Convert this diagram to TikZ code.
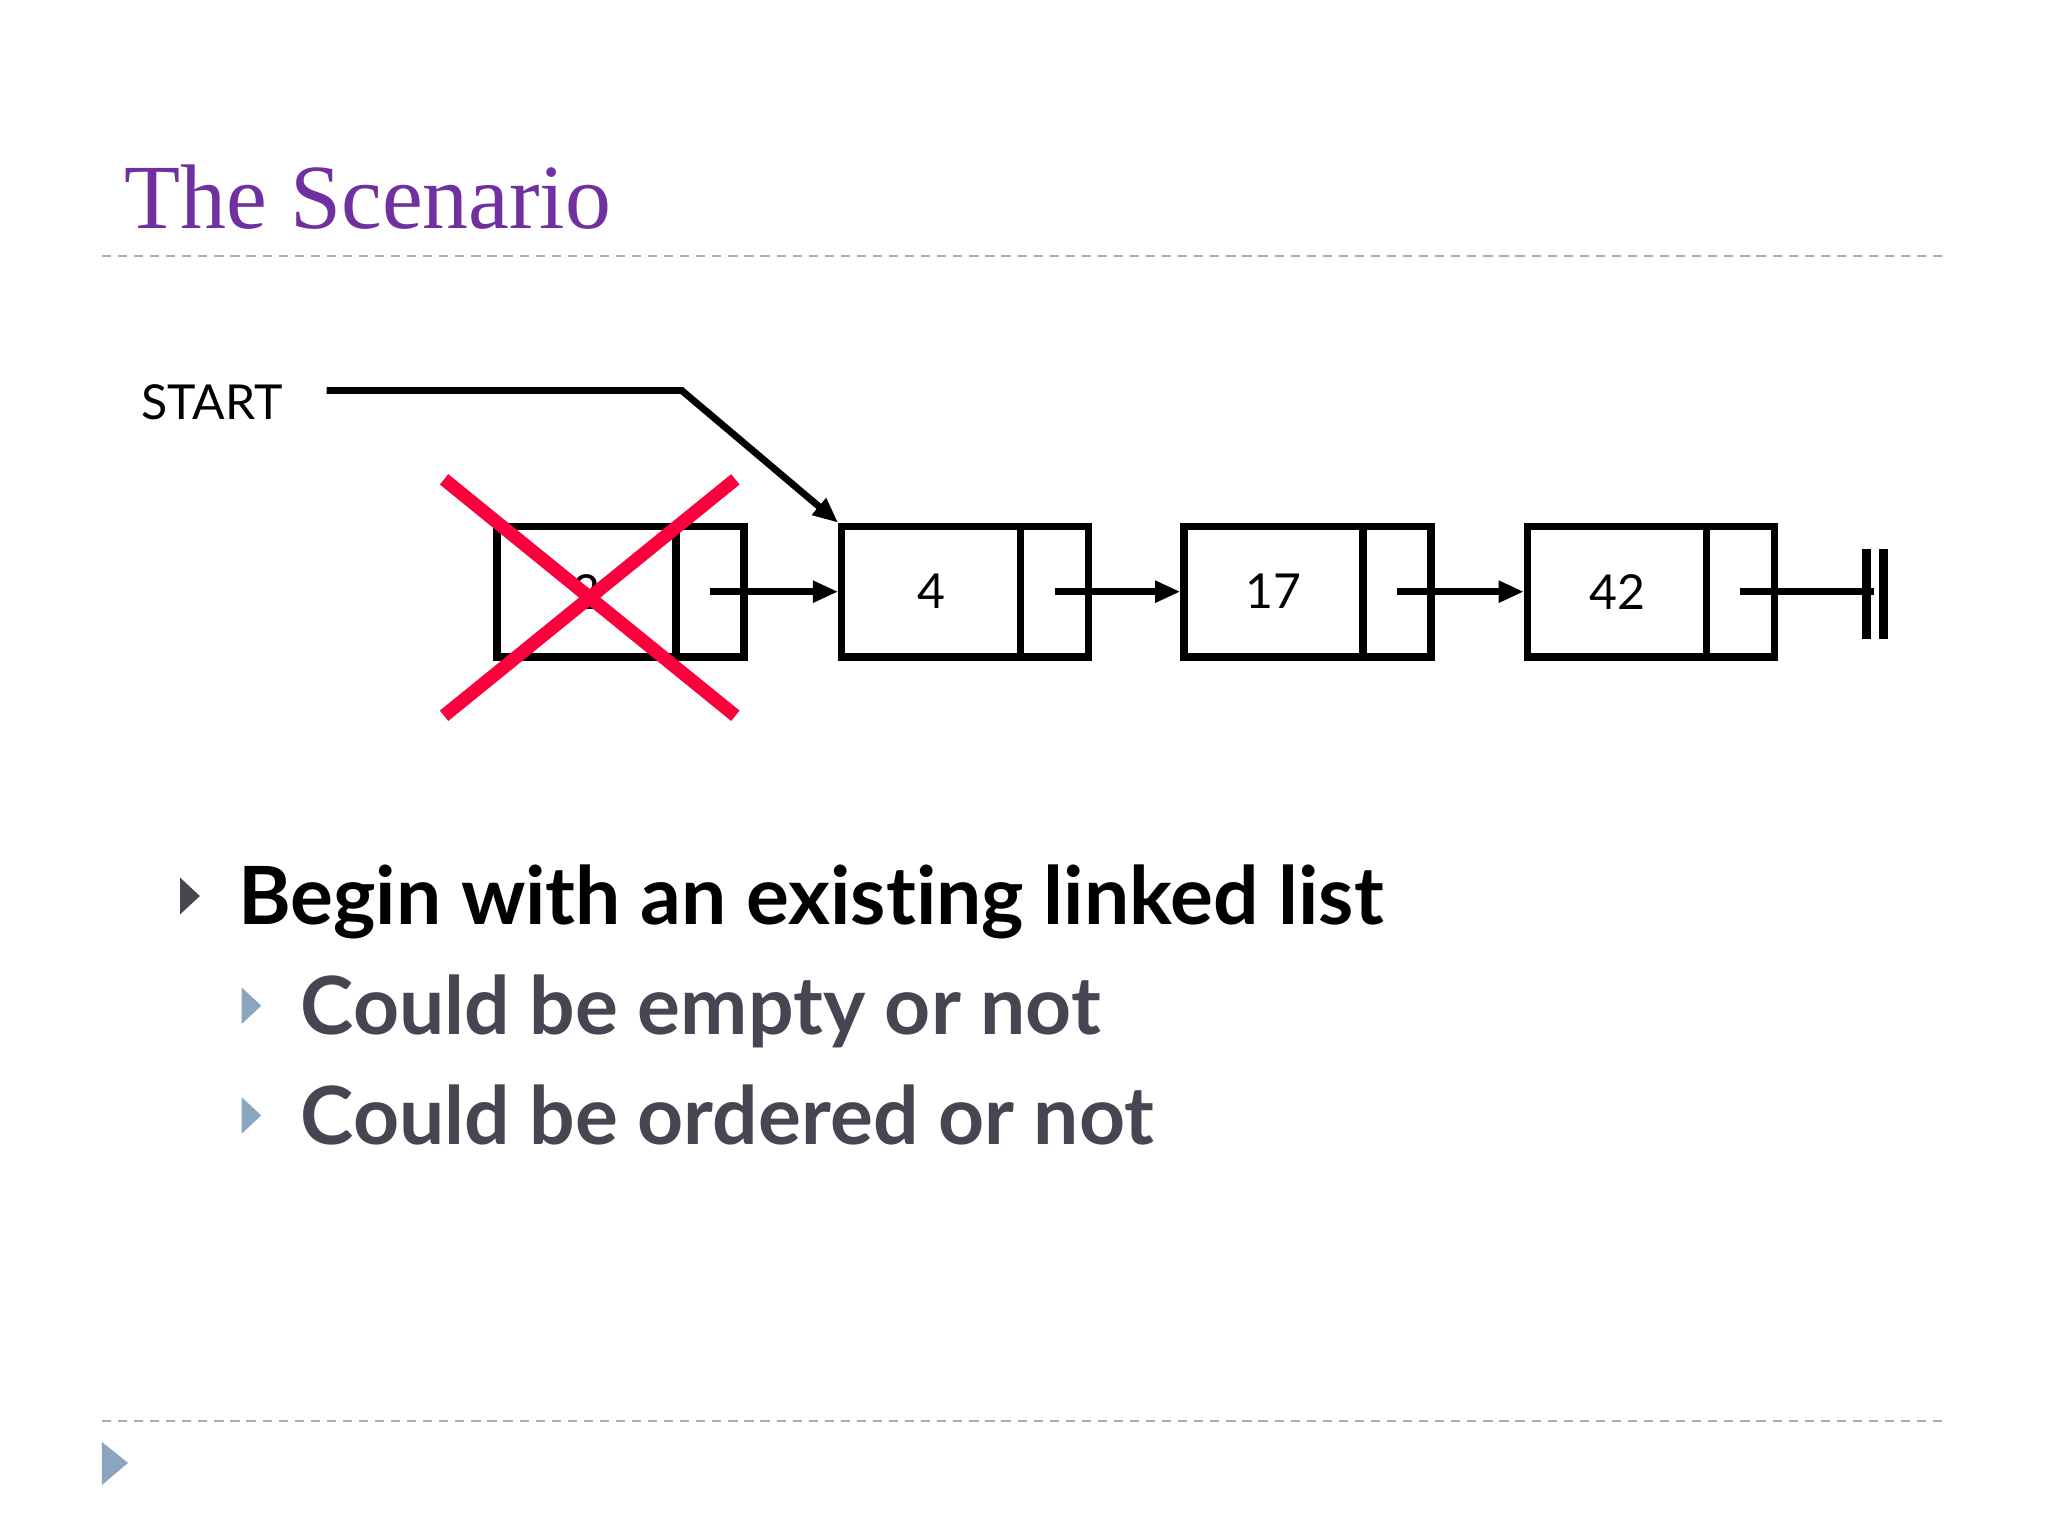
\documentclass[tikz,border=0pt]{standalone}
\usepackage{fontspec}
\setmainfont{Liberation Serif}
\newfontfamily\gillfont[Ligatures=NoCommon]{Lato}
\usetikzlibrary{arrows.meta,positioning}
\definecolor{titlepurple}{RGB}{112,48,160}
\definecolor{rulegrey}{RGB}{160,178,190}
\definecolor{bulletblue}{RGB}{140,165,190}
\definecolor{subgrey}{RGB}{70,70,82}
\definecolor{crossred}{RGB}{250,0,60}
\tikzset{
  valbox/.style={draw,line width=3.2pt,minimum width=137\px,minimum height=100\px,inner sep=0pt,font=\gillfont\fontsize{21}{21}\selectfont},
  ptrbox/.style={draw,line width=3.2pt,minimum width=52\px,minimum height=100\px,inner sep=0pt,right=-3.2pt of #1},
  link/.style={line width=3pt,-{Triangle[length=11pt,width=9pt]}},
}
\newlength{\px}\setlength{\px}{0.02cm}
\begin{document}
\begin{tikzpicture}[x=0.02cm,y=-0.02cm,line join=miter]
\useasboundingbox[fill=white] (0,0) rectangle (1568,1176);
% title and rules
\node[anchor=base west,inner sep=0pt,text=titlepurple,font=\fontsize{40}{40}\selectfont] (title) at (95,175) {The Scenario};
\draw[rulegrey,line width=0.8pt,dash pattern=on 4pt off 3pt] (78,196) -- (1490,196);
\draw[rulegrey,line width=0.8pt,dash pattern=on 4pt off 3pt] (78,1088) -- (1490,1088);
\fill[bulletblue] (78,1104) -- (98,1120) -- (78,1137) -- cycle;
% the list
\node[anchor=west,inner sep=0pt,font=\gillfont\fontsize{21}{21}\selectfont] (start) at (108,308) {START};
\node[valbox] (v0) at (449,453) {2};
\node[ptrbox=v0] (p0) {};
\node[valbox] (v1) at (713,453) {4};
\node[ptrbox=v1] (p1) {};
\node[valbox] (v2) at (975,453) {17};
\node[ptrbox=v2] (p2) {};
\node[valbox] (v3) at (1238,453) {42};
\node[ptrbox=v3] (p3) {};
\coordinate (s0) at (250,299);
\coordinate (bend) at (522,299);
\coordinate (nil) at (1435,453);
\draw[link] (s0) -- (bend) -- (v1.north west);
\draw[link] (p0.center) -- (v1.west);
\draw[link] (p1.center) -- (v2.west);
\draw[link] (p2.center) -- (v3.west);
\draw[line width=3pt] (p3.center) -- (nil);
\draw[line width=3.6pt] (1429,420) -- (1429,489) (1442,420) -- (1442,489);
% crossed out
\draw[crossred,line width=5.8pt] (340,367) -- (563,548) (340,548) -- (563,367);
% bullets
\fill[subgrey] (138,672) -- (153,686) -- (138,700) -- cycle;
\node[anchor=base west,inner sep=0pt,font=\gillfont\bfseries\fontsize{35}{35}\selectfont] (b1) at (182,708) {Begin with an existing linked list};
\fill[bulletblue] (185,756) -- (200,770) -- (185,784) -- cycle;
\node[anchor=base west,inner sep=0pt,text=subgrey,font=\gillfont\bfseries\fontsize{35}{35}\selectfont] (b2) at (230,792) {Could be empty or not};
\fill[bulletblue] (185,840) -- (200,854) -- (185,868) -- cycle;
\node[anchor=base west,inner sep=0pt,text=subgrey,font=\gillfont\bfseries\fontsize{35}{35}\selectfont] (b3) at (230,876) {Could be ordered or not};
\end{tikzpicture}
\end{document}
__________________________________________________
Aim of the task:
Return each line of the data, keeping its wording exact and omitting pictures.

Answer in full:
Convert this diagram to TikZ code.
\documentclass[tikz,border=0pt]{standalone}
\usepackage{fontspec}
\setmainfont{Liberation Serif}
\newfontfamily\gillfont[Ligatures=NoCommon]{Lato}
\usetikzlibrary{arrows.meta,positioning}
\definecolor{titlepurple}{RGB}{112,48,160}
\definecolor{rulegrey}{RGB}{160,178,190}
\definecolor{bulletblue}{RGB}{140,165,190}
\definecolor{subgrey}{RGB}{70,70,82}
\definecolor{crossred}{RGB}{250,0,60}
\tikzset{
  valbox/.style={draw,line width=3.2pt,minimum width=137\px,minimum height=100\px,inner sep=0pt,font=\gillfont\fontsize{21}{21}\selectfont},
  ptrbox/.style={draw,line width=3.2pt,minimum width=52\px,minimum height=100\px,inner sep=0pt,right=-3.2pt of #1},
  link/.style={line width=3pt,-{Triangle[length=11pt,width=9pt]}},
}
\newlength{\px}\setlength{\px}{0.02cm}
\begin{document}
\begin{tikzpicture}[x=0.02cm,y=-0.02cm,line join=miter]
\useasboundingbox[fill=white] (0,0) rectangle (1568,1176);
% title and rules
\node[anchor=base west,inner sep=0pt,text=titlepurple,font=\fontsize{40}{40}\selectfont] (title) at (95,175) {The Scenario};
\draw[rulegrey,line width=0.8pt,dash pattern=on 4pt off 3pt] (78,196) -- (1490,196);
\draw[rulegrey,line width=0.8pt,dash pattern=on 4pt off 3pt] (78,1088) -- (1490,1088);
\fill[bulletblue] (78,1104) -- (98,1120) -- (78,1137) -- cycle;
% the list
\node[anchor=west,inner sep=0pt,font=\gillfont\fontsize{21}{21}\selectfont] (start) at (108,308) {START};
\node[valbox] (v0) at (449,453) {2};
\node[ptrbox=v0] (p0) {};
\node[valbox] (v1) at (713,453) {4};
\node[ptrbox=v1] (p1) {};
\node[valbox] (v2) at (975,453) {17};
\node[ptrbox=v2] (p2) {};
\node[valbox] (v3) at (1238,453) {42};
\node[ptrbox=v3] (p3) {};
\coordinate (s0) at (250,299);
\coordinate (bend) at (522,299);
\coordinate (nil) at (1435,453);
\draw[link] (s0) -- (bend) -- (v1.north west);
\draw[link] (p0.center) -- (v1.west);
\draw[link] (p1.center) -- (v2.west);
\draw[link] (p2.center) -- (v3.west);
\draw[line width=3pt] (p3.center) -- (nil);
\draw[line width=3.6pt] (1429,420) -- (1429,489) (1442,420) -- (1442,489);
% crossed out
\draw[crossred,line width=5.8pt] (340,367) -- (563,548) (340,548) -- (563,367);
% bullets
\fill[subgrey] (138,672) -- (153,686) -- (138,700) -- cycle;
\node[anchor=base west,inner sep=0pt,font=\gillfont\bfseries\fontsize{35}{35}\selectfont] (b1) at (182,708) {Begin with an existing linked list};
\fill[bulletblue] (185,756) -- (200,770) -- (185,784) -- cycle;
\node[anchor=base west,inner sep=0pt,text=subgrey,font=\gillfont\bfseries\fontsize{35}{35}\selectfont] (b2) at (230,792) {Could be empty or not};
\fill[bulletblue] (185,840) -- (200,854) -- (185,868) -- cycle;
\node[anchor=base west,inner sep=0pt,text=subgrey,font=\gillfont\bfseries\fontsize{35}{35}\selectfont] (b3) at (230,876) {Could be ordered or not};
\end{tikzpicture}
\end{document}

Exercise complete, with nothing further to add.